Atom chips on the submicron scale: Routes to hybrid cold atom-quantum electronics devices

The main objective of the project HYCODE was to investigate ultra-close trapping distances (<1micron) between ultra-cold atoms and surface structures, which would open new gateways to improve the use of cold atoms in commercial applications as sensors or ultra-precise clocks. In order to reach this goal two approaches were originally proposed, first to use thinned-out SiN membranes (<10nm) to carry the structure of interest, secondly two dimensional electron gases (2DEG) within thin (<200nm) GaAs/(AlGa)As membranes to carry the trapping/manipulation currents. The first approaches aims for a reduction in Casimir-Polder (CP) interaction between the atoms and the surface, as the second will in addition reduce Johnson noise close to surface. Due to the low electron mobility of the GaAs/(AlGa)As membranes, the latter approach requires an evolved cryogenic environment to house an atom chip that is capable of providing traps for ultra-cold atoms close to a surface at roughly 4K. As this approach makes scaling and commercial use of ultra-close trapped atomic ensembles (for e.g. magnetic field or gravity sensors) difficult HYCODE focussed on an alternative approach by switching to free-standing graphene membranes.

The advantages of graphene lie in its high electron mobility, which allows the generation of sufficiently high currents to produce magnetic traps for ultra-cold atoms at room temperature, while still maintaining a low electron density to feature improved performance regarding Johnson-noise-induced spin flips. Calculations performed during this project have also shown that Casimir Polder forces are of the same magnitude as with 10nm SiN membranes.

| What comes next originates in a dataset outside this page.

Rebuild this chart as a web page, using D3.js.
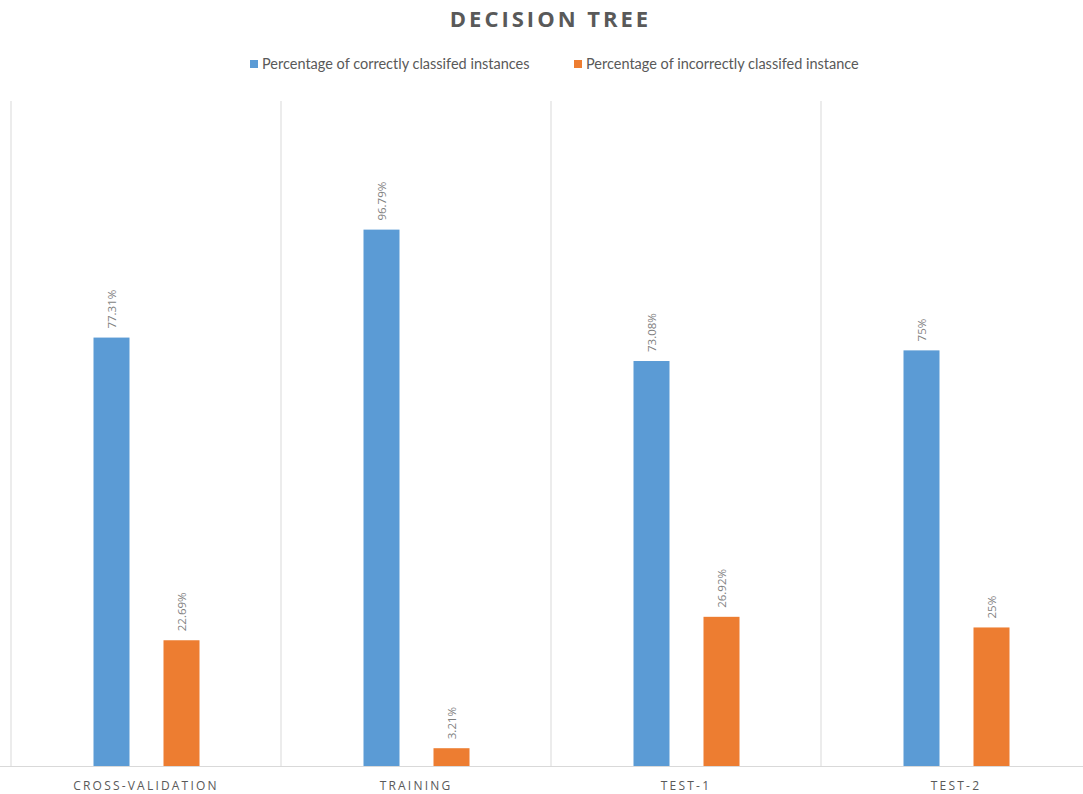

The approach chosen to fabricate these freestanding graphene membranes was to place them on an isolated copper grid, commonly used in Transmission Electron Microscopy (TEM). For this task collaboration with the Andre group (University of Rutgers, USA) was founded. Further structuring of the membrane can be performed using focussed laser light to burn away individual sites of the grid so that a current path can be formed. This will allow forming individual wires, which will then generate the magnetic fields to form the atom traps (see Figure 1).

In parallel to the work on suitable membranes an ultra-high vacuum chamber capable of bearing all necessary parts of the experiment was set up (Figure 2a). Development of a high efficiency dual-colour Magneto Optical Trap (MOT) scheme allows for a higher initial atom number in the MOT which shortens the cycle time of the experiment pushing cold atom sensors in general towards industrial applicability (Figure 2b). In connection with a conventional 2D MOT this approach also reduces the necessary working pressures, which results in a lower contamination of the samples by background rubidium. This again adds value for commercial use in e.g. magnetic field microscopy on microscopic samples.